The thirty-three gods, they say, are immortal — or, more precisely, they live an extraordinarily long time, many millions of years — or, even more precisely, they were originally wretched and vulnerable like normal men, then one day they won immortality through sacrifice, but not a full immortality, since at some time, however remote, it must end. In any event, their long lives did not grant them metaphysical supremacy, which belongs to knowledge alone, and above all to being conscious of knowledge. Which is why the Buddha — at the end of time — and the ṛṣis—at the beginning of time — treated the thirty-three gods in such an offhand, impatient, and condescending fashion, as immature and muddled beings, not to be taken entirely seriously. The ṛṣis and the Buddha Śākyamuni knew that up in the heaven of the Tuṣitas the gods were abandoning themselves to supreme pleasures. But in the end, what difference can it make whether a pleasure lasts millions of years or just an instant? The only thing that makes a difference is the discrimination that creeps into pleasure’s veins.
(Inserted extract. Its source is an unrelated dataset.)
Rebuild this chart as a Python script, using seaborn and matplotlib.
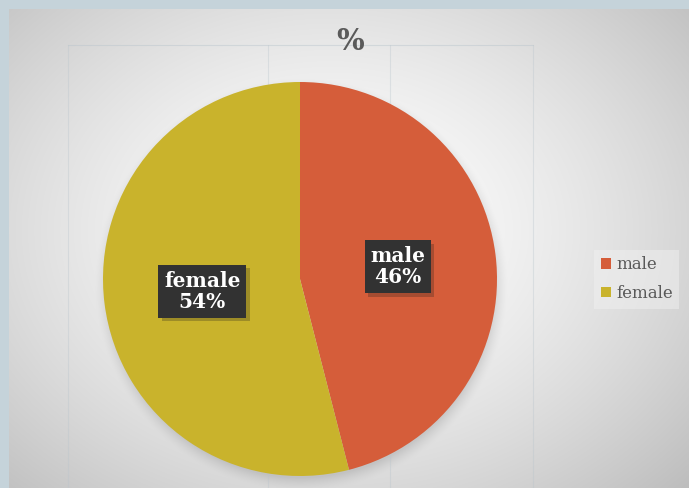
import numpy as np
import matplotlib
matplotlib.use("Agg")
import matplotlib.pyplot as plt
import matplotlib.patheffects as pe
from matplotlib.patches import Patch
import seaborn as sns

# ---- data ----
categories = ["male", "female"]
values = [46, 54]
title = "%"

sns.set_theme(style="white")
colors = sns.color_palette(["#D55D3A", "#C9B32C"])
plt.rcParams['font.family'] = ['DejaVu Serif', 'DejaVu Sans']

W, H = 689, 488
fig = plt.figure(figsize=(W / 100, H / 100), dpi=100)

# ---- background: radial gradient, pie shadow, border ----
bg = fig.add_axes([0, 0, 1, 1])
bg.axis('off')
yy, xx = np.mgrid[0:H, 0:W].astype(float)
t = np.sqrt(((xx - 330) / 470) ** 2 + ((yy - 230) / 360) ** 2)
lum = 255 - 62 * np.clip(t, 0, 1.2) ** 1.5
d = np.sqrt((xx - 301) ** 2 + (yy - 284) ** 2)
shadow = np.clip(1 - (d - 193) / 14, 0, 1) ** 1.5
lum = lum * (1 - 0.12 * shadow)
img = np.stack([lum, lum, lum], axis=-1) / 255.0
img = np.clip(img, 0, 1)
border = np.array([197, 211, 218]) / 255.0
img[:9, :] = border
img[:, :9] = border
bg.imshow(img, extent=[0, W, H, 0], aspect='auto', interpolation='bilinear')
bg.set_xlim(0, W)
bg.set_ylim(H, 0)

# faint gridlines
for x in [68, 268, 390, 533]:
    bg.plot([x, x], [45, H], color='#b8c4cc', lw=0.8, alpha=0.35, zorder=1)
bg.plot([68, 533], [45, 45], color='#b8c4cc', lw=0.8, alpha=0.45, zorder=1)

# ---- pie ----
ax = fig.add_axes([103 / W, 12 / H, 394 / W, 394 / H])
ax.set_facecolor('none')
wedges, _ = ax.pie(values, colors=colors, startangle=90, counterclock=False,
                   radius=1, wedgeprops=dict(linewidth=0))
ax.set_xlim(-1, 1)
ax.set_ylim(-1, 1)
ax.set_aspect('equal')

for w, cat, v in zip(wedges, categories, values):
    ang = np.deg2rad((w.theta1 + w.theta2) / 2)
    x, y = 0.5 * np.cos(ang), 0.5 * np.sin(ang)
    txt = ax.text(x, y, f"{cat}\n{v}%", ha='center', va='center', color='white',
                  fontsize=14.5, fontweight='bold', linespacing=1.1,
                  bbox=dict(boxstyle='square,pad=0.28', fc='#323232', ec='none'))
    txt.get_bbox_patch().set_path_effects(
        [pe.withSimplePatchShadow(offset=(2.5, -2.5), shadow_rgbFace='k', alpha=0.25)])

# ---- title ----
fig.text(350 / W, 1 - 41 / H, title, ha='center', va='center', fontsize=21,
         fontweight='bold', color='#5a5a5a')

# ---- legend ----
handles = [Patch(facecolor=c, edgecolor='none') for c in colors]
leg = fig.legend(handles, categories, loc='center left',
                 bbox_to_anchor=(586 / W, 1 - 279 / H), frameon=True,
                 prop=dict(size=12), labelcolor='#595959',
                 handlelength=0.6, handleheight=0.6, handletextpad=0.3,
                 labelspacing=0.7, borderaxespad=0.5, fancybox=False)
leg.get_frame().set_facecolor('#f0f0f0')
leg.get_frame().set_alpha(0.5)
leg.get_frame().set_edgecolor('none')

fig.savefig("out.png", dpi=100)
The most radical attack ever leveled at analogy was conducted by the Buddha. It wasn’t that he denied its existence. On the contrary, he accepted it as something obvious that reaches out to everything there is. The world, of course, was a fabric, a thin, metallic mesh. But it wasn’t the individual, ever-different shapes from one link to the next that mattered. What mattered was that it was a net, something that covers, that tightens, that can suffocate. This was the true, dominant, omnipresent analogy. An expert eye could sense it in all the variegated diversity of the apparent world. And one day it would sense only that, discarding the individual shapes as irrelevant. But if that was the case, then every stitch could be substituted by any other. And at this point, where everything was analogy, mightn’t one more exactly say that everything was substitution? The unending net of the bandhus, of the “connections,” became a single lace, whose various parts had no distinctive features save that of reinforcing the general constriction. It was called pralītyasamulpāda, the interlinking of everything that arises.